Find a recurrence relation for the number of strictly increasing sequences of positive integers such that the first term is 1 and last term is $n$, where $n$ is a positive integer. The sequence is: $a_1$, $a_2$, $a_3$, … , $a_k$ and $a_1=1$, $a_k=n$ and $a_{j-1}$ < $a_j$ where $j=1,2,3, … , k-1$.

Here $a_{j-1}$ means the $(j-1)th$ term of the sequence.
The solution considers two cases when $a_{k-1} = n-1$ and when $a_{k-1} < n-1$.

I don't understand why two cases are considered.

Best Answer

Let $f_n(m)$ be the number of $m$-length sequences with first term $1$, last term $n$.

A sequence of length $m$ which ends at $n$ is precisely one of the following two disjoint possibilities:

  • A sequence of length $m-1$ which ends at $n-1$, with $n$ appended
  • A sequence of length $m-1$ which ends at something less than $n-1$, with $n$ appended

The first case: there are $f_{n-1}(m-1)$ options for this.

The second case: there is one option for each of the $n-1$ ending points.
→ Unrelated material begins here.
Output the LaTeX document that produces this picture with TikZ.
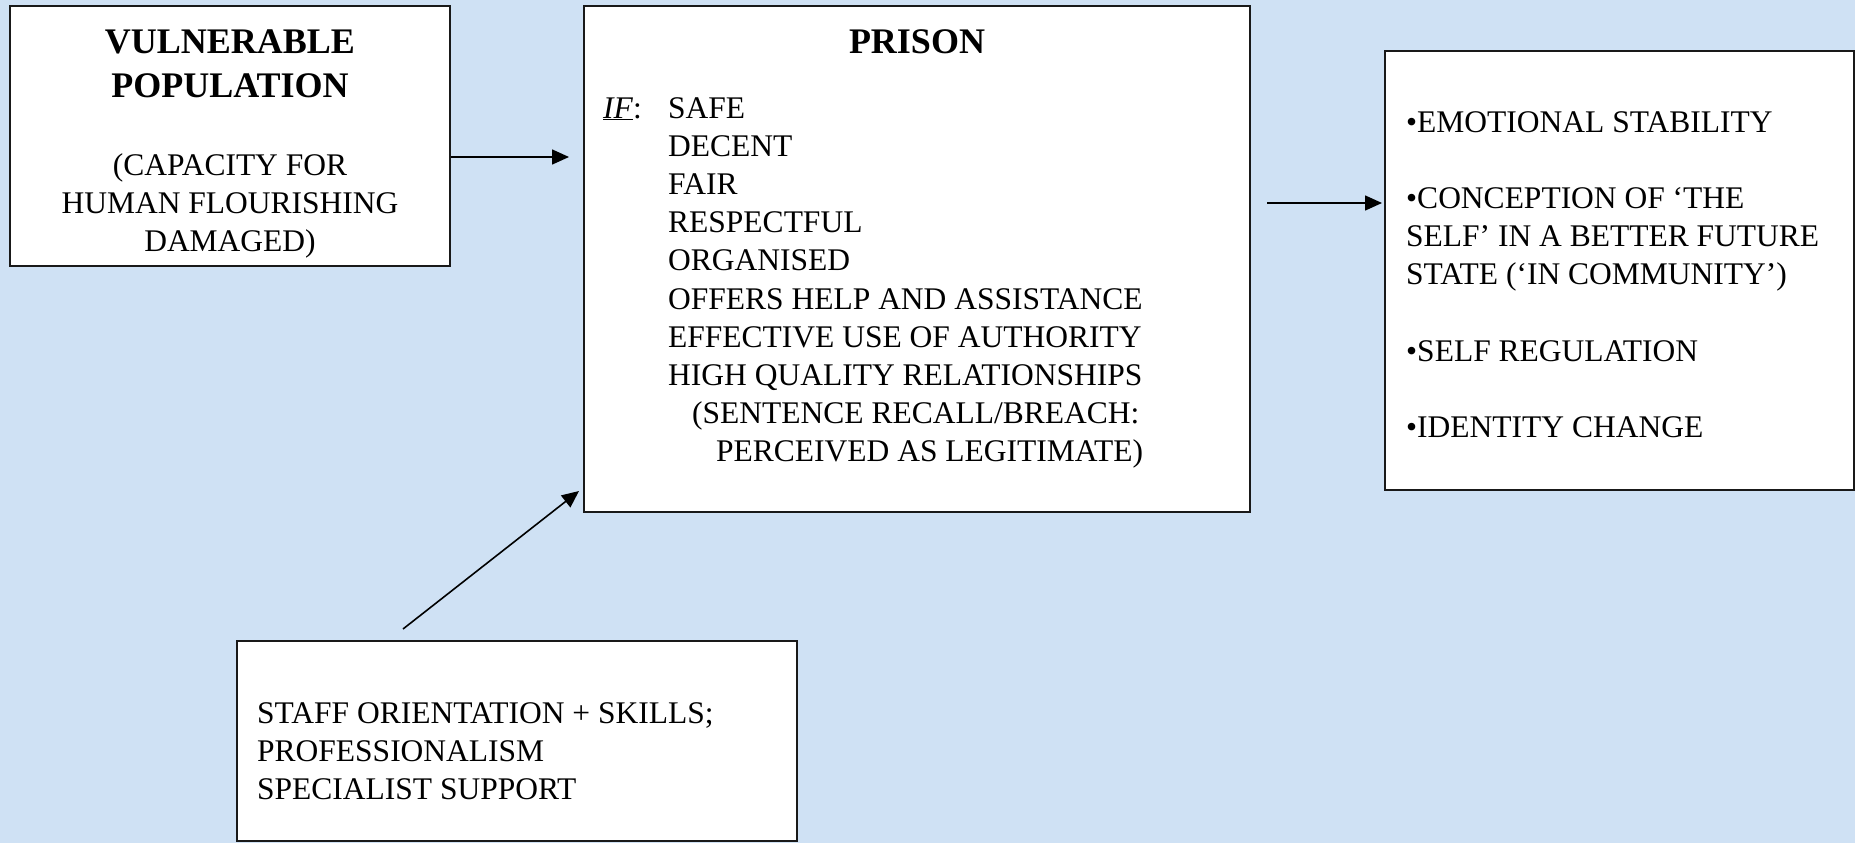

Therefore, there are $f_1(m-1) + f_2(m-1) + \dots + f_{n-2}(m-1)$ options.

That is, $f_n(m) = \sum_{i=1}^{n-1} f_i(m-1)$.

The initial conditions are that $f_n(n) = 1$, $f_n(m) = 0$ if $m > n$, and $f_n(1) = 0$.

To be honest, I'm not really sure why they've asked you to split it into those two cases. It's a very artificial distinction.